--- BEGIN RECORDS FOR THE EXERCISE ---

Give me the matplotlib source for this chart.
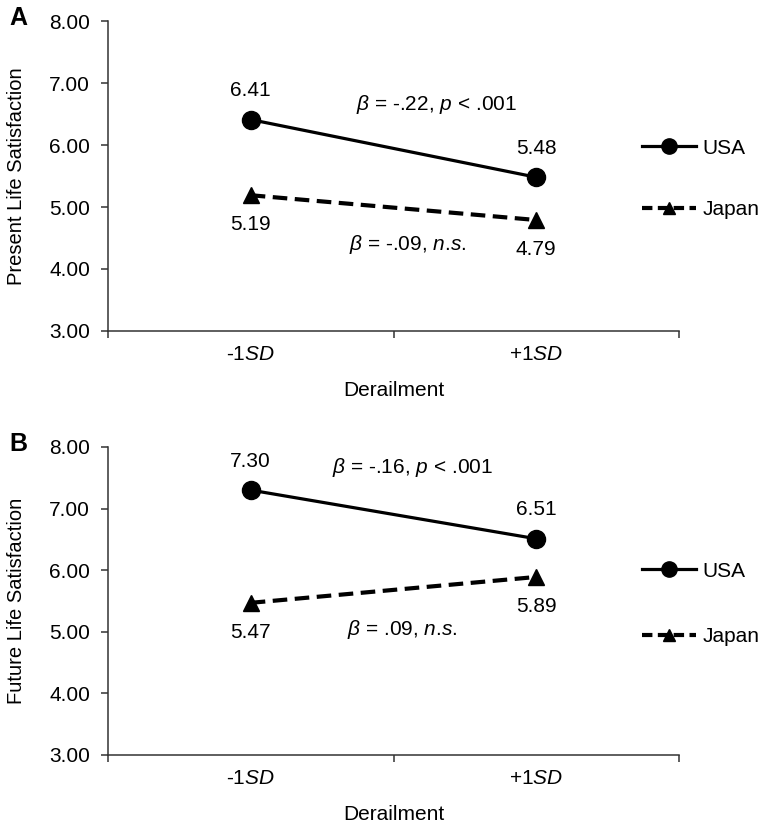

--- END RECORDS FOR THE EXERCISE ---
--- BEGIN RECORDS FOR THE EXERCISE ---

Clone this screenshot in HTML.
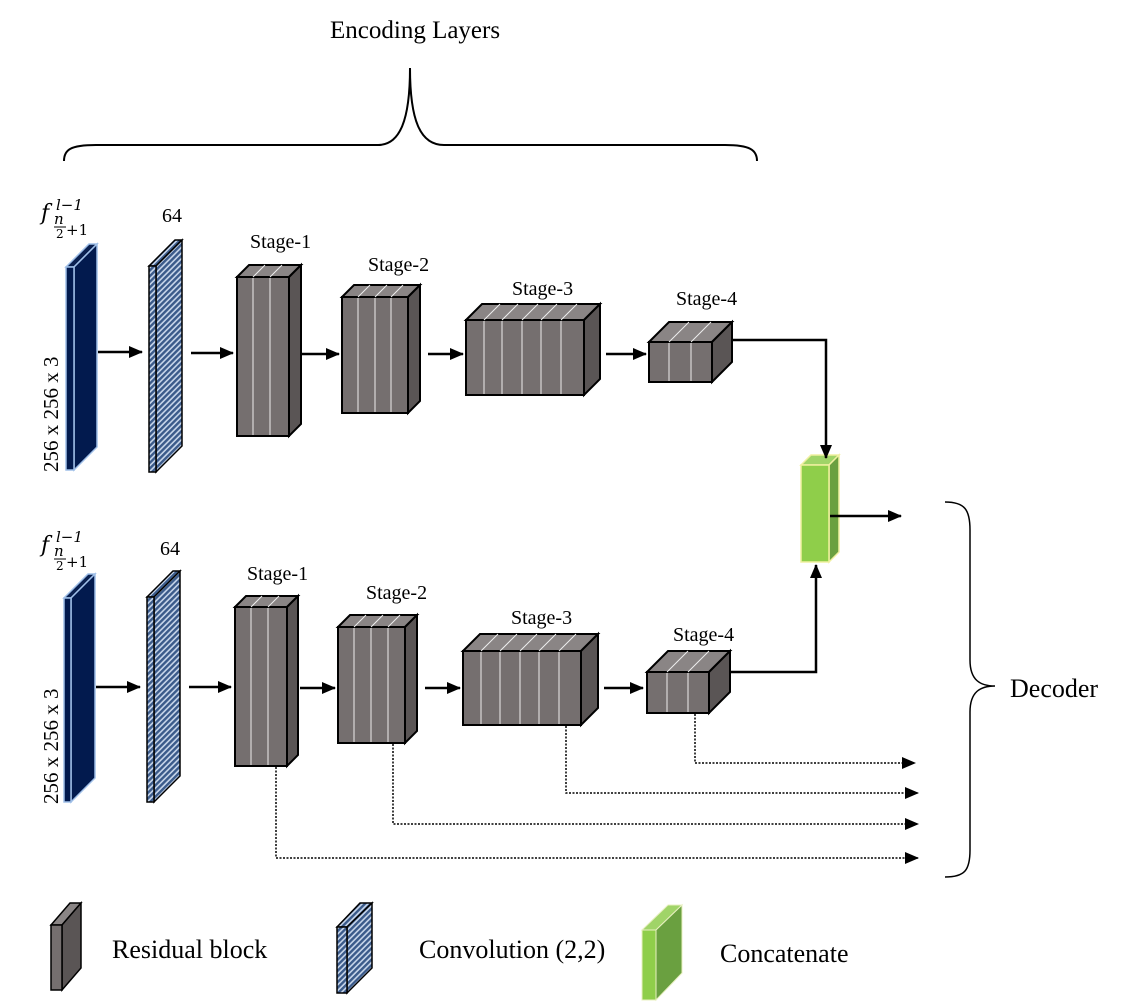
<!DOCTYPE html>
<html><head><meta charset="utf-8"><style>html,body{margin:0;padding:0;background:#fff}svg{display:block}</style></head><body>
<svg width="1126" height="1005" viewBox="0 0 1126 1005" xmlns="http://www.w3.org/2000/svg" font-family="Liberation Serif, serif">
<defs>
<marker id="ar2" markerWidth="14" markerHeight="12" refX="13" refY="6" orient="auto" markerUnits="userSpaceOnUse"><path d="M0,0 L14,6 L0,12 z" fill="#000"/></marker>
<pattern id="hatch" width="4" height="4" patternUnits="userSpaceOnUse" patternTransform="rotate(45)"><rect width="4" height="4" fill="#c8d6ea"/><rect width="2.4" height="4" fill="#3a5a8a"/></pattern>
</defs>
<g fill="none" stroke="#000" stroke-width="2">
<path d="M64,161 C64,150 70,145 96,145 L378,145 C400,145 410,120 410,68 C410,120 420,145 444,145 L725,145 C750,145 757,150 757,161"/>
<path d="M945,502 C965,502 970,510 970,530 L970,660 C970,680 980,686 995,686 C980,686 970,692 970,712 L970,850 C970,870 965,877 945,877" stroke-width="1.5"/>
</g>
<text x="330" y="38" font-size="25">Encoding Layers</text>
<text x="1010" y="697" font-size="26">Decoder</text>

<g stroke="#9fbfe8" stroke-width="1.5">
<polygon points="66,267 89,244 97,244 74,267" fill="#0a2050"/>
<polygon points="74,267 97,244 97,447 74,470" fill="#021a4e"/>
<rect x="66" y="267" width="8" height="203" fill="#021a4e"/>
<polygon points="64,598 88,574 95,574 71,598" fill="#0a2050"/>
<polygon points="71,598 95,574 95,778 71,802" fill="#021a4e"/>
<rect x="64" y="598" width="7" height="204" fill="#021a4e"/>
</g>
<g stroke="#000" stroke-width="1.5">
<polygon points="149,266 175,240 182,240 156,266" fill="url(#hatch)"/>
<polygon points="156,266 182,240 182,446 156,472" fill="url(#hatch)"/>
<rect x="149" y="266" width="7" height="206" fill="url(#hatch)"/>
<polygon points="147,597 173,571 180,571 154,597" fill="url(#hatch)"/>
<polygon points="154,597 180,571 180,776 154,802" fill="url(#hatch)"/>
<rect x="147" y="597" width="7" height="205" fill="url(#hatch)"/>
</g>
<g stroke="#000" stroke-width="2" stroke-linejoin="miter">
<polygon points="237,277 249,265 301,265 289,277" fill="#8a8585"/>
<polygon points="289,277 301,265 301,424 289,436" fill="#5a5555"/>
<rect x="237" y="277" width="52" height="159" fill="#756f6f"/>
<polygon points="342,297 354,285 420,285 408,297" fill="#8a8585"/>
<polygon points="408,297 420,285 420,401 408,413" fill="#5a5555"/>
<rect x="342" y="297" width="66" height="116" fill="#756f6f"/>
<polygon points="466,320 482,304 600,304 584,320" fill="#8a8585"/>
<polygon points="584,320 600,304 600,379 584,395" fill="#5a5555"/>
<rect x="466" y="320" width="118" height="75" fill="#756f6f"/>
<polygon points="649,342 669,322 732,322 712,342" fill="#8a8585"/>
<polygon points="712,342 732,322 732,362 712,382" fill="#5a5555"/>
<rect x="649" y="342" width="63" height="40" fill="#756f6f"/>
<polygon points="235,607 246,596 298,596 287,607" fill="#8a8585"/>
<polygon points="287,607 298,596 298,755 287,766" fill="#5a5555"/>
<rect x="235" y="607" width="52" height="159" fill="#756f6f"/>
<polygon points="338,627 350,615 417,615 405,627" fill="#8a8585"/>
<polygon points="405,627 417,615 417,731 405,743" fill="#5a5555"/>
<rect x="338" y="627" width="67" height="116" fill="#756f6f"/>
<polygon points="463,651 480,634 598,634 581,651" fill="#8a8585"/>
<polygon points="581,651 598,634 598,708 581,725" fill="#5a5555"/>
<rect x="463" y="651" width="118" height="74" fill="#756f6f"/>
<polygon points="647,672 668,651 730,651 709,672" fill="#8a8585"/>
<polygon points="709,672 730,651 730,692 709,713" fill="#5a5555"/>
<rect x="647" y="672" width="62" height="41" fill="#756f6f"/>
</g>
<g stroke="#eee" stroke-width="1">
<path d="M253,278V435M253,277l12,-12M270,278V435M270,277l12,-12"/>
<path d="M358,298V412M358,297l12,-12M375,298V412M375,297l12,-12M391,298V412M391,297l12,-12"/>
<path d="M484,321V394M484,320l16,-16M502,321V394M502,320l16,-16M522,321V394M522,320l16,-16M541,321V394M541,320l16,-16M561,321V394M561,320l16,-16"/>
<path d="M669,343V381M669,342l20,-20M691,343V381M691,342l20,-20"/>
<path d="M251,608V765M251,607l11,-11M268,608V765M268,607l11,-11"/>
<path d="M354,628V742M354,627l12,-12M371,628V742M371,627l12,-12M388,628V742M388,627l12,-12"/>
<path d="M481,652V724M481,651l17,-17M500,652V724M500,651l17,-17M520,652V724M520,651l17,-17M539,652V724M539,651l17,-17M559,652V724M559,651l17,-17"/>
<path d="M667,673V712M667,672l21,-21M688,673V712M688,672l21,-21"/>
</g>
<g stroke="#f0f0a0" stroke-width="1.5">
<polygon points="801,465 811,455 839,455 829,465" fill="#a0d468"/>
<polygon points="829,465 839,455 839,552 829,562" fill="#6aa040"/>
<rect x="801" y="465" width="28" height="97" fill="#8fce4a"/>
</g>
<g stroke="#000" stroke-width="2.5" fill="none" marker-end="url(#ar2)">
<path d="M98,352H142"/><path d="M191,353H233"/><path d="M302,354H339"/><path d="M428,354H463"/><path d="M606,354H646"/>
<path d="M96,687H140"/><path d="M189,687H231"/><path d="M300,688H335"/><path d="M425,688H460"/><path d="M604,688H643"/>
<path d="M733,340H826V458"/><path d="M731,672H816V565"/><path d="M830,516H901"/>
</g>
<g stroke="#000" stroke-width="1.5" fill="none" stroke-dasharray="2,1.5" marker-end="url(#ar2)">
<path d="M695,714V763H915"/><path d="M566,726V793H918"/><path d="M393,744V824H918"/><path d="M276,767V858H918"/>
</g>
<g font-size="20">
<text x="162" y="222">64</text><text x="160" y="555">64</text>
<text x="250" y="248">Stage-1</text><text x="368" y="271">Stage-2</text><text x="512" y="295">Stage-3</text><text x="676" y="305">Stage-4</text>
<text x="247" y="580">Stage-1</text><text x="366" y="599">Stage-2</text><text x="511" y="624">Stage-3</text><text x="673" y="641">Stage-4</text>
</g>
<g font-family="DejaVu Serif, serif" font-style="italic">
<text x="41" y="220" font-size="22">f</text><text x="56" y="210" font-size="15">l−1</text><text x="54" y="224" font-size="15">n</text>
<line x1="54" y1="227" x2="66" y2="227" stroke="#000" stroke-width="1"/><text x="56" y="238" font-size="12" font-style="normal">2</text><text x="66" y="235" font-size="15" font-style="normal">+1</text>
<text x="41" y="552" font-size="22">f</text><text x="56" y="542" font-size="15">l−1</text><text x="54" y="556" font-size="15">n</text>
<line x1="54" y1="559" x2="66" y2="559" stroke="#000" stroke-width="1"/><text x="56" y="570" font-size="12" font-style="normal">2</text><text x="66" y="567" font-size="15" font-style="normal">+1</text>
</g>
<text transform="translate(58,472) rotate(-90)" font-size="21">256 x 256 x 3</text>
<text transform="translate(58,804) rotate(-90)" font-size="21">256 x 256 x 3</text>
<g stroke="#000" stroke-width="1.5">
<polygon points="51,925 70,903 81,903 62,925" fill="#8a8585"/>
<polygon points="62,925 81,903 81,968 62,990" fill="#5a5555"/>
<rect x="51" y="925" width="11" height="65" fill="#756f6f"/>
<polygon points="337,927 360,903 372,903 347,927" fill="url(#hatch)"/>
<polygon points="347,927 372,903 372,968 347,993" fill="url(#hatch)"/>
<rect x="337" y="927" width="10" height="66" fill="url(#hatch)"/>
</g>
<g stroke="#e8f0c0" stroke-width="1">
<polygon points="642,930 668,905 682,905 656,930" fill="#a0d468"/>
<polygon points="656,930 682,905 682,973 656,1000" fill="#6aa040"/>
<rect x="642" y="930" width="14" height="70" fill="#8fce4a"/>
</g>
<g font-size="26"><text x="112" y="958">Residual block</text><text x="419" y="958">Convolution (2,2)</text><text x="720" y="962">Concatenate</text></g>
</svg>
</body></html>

--- END RECORDS FOR THE EXERCISE ---
--- BEGIN RECORDS FOR THE EXERCISE ---

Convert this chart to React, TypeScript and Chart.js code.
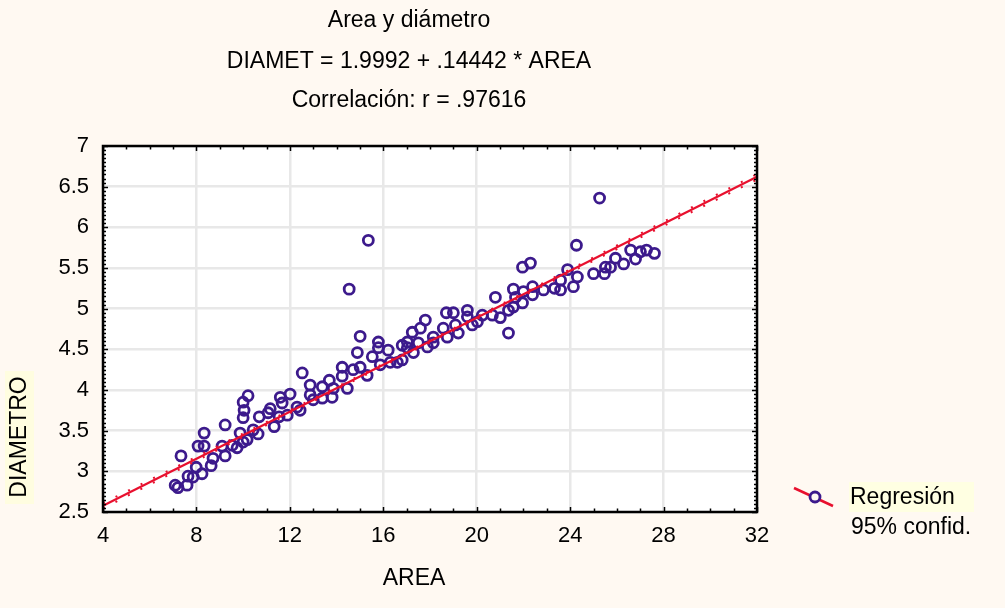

--- END RECORDS FOR THE EXERCISE ---

• YOUR TASK: Locate the word "chart" in the records and collect each line it appears in.

• SOLUTION TO THIS TASK:
Give me the matplotlib source for this chart.
Convert this chart to React, TypeScript and Chart.js code.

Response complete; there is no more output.